Our view: Outsourcing isn’t the answer

DKS Editors

From now on, if you have a technology-related question on campus, you may end up speaking to someone located nowhere near Kent.

That’s because Kent State has outsourced part of the service provided by the Helpdesk to Presidium, an independent firm based in Virginia and Florida.

It’s clearly a cost-cutting move – the university estimates it will save $275,000 over the next five years. Presidium representatives will assist when the Helpdesk receives more calls than it can handle, saving Kent State from paying extra Helpdesk workers.

In theory, it’s a good idea. With the continuing downturn of the economy, the university should look to save wherever it can. Cutting costs like this can save students from paying more in tuition on a yearly basis.

But we disagree with the necessity of this particular cost-cutting venture.

University budgets are comprised of millions of dollars worth of costs. With that in mind, saving $275,000 over five years – an average of $55,000 a year – is just a drop in the bucket. With that in mind, the move to Presidium is unlikely to affect university finances very much.

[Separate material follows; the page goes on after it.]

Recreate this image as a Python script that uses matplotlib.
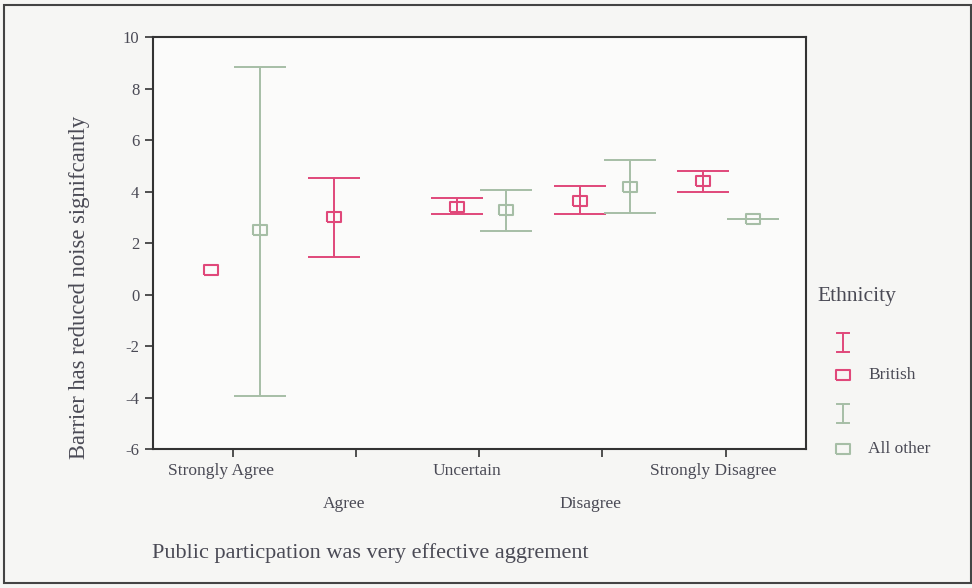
import matplotlib.pyplot as plt
import matplotlib.transforms as mtransforms
from matplotlib.patches import Rectangle
import numpy as np

# categorias del eje x
categorias = ["Strongly Agree", "Agree", "Uncertain", "Disagree", "Strongly Disagree"]

# British: media, limite superior, limite inferior (None = sin barra)
british_media = [0.97, 3.02, 3.40, 3.63, 4.40]
british_sup = [None, 4.53, 3.74, 4.22, 4.81]
british_inf = [None, 1.45, 3.12, 3.13, 4.00]

# All other (no hay dato para Agree)
otro_media = [2.50, None, 3.27, 4.18, 2.93]
otro_sup = [8.85, None, 4.06, 5.22, 2.93]
otro_inf = [-3.92, None, 2.48, 3.17, 2.93]

rojo = '#e0487a'
verde = '#a6bea6'
texto = '#4a4a55'

plt.rcParams['font.family'] = ['Liberation Serif', 'DejaVu Serif']
plt.rcParams['axes.unicode_minus'] = False

fig = plt.figure(figsize=(9.72, 5.88), dpi=100)
fig.patch.set_facecolor('#f6f6f4')
ax = fig.add_axes([0.157, 0.236, 0.672, 0.701])
ax.set_facecolor('#fbfbfa')

caja = [(-1, -0.75), (1, -0.75), (1, 0.75), (-1, 0.75), (-1, -0.75)]


def dibujar_serie(medias, sup, inf, desplaz, color):
    for i, m in enumerate(medias):
        if m is None:
            continue
        x = i + 1 + desplaz
        if sup[i] is not None:
            ax.errorbar([x], [m], yerr=[[m - inf[i]], [sup[i] - m]], fmt='none',
                        ecolor=color, elinewidth=1.4, capsize=19, capthick=1.4)
        ax.plot([x], [m], marker=caja, markersize=10, markerfacecolor='none',
                markeredgecolor=color, markeredgewidth=1.5, linestyle='none')


dibujar_serie(british_media, british_sup, british_inf, -0.18, rojo)
dibujar_serie(otro_media, otro_sup, otro_inf, 0.22, verde)

ax.set_xlim(0.35, 5.65)
ax.set_ylim(-6, 10)
ax.set_yticks(np.arange(-6, 11, 2))
ax.set_xticks(range(1, 6))
ax.set_xticklabels([c if i % 2 == 0 else '\n\n' + c for i, c in enumerate(categorias)])
ax.tick_params(axis='both', direction='out', length=6, width=1.2, colors='#333333',
               labelcolor=texto)
ax.tick_params(axis='x', pad=4, labelsize=12.5)
ax.tick_params(axis='y', labelsize=12)
# las etiquetas del eje x estan algo corridas a la izquierda
desp = mtransforms.ScaledTranslation(-12 / 100, 0, fig.dpi_scale_trans)
for lbl in ax.get_xticklabels():
    lbl.set_transform(lbl.get_transform() + desp)
    lbl.set_linespacing(1.05)
for s in ax.spines.values():
    s.set_linewidth(1.5)
    s.set_color('#333333')

fig.text(0.082, 0.512, "Barrier has reduced noise signifcantly", fontsize=16.3, color=texto,
         rotation=90, ha='center', va='center')
fig.text(0.156, 0.059, "Public particpation was very effective aggrement", fontsize=16,
         color=texto, ha='left', va='center')

# leyenda manual
fig.text(0.841, 0.496, "Ethnicity", fontsize=15.5, color=texto, ha='left', va='center')
lx = 0.867
filas = [(0.418, rojo, False), (0.362, rojo, True, "British"),
         (0.297, verde, False), (0.237, verde, True, "All other")]
for f in filas:
    y, color, es_caja = f[0], f[1], f[2]
    if es_caja:
        fig.lines.append(plt.Line2D([lx], [y], transform=fig.transFigure, marker=caja,
                                    markersize=10, markerfacecolor='none',
                                    markeredgecolor=color, markeredgewidth=1.5))
        fig.text(lx + 0.026, y, f[3], fontsize=12.5, color=texto, ha='left', va='center')
    else:
        h = 0.016
        w = 0.006
        fig.lines.append(plt.Line2D([lx, lx], [y - h, y + h], transform=fig.transFigure,
                                    color=color, lw=1.4))
        fig.lines.append(plt.Line2D([lx - w, lx + w], [y + h, y + h], transform=fig.transFigure,
                                    color=color, lw=1.4))
        fig.lines.append(plt.Line2D([lx - w, lx + w], [y - h, y - h], transform=fig.transFigure,
                                    color=color, lw=1.4))

# marco exterior del escaneo
fig.patches.append(Rectangle((0.004, 0.009), 0.995, 0.982, transform=fig.transFigure,
                             fill=False, edgecolor='#444444', lw=1.5))

fig.savefig('out.png', dpi=100, facecolor=fig.get_facecolor())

If Kent State does want to cut costs, there are other places it can look. For example, the university plans to spend $3.3 million to renovate Risman Plaza beginning in the spring. Cutting back on some of the planned changes could allow the university to use some of the capital funds set aside for that project for other purposes.

Also, the Helpdesk provides a place where students can find employment. While the move to Presidium may not eliminate the existing jobs, it does prevent additional Kent State students from finding work with the Helpdesk.

With rising tuition and other costs, student jobs are always important.

Sure, those extra student employees would cost more money. But the benefit to students outweighs the cost to the university. That job could help a student afford his or her tuition money and keep him or her at the university.

We also wonder what will be lost in service by outsourcing the Helpdesk to Presidium.

Presidium may be able to add extra employees to man the phones when there are too many calls to the Helpdesk. But we wonder how much those employees can help students when they’re having a problem. Student employees are likely much more familiar with Kent State and its technology than a Presidium representative in Kentucky.

Additionally, while Presidium does allow students to schedule a time to be called back, we wonder how reliable that is. We’ve all sat around waiting for cable guys before.

We understand and empathize with the university’s need to cut costs. But with Presidium, there are too many questions and not enough answers.

The above editorial is the consensus opinion of the Daily Kent Stater editorial board.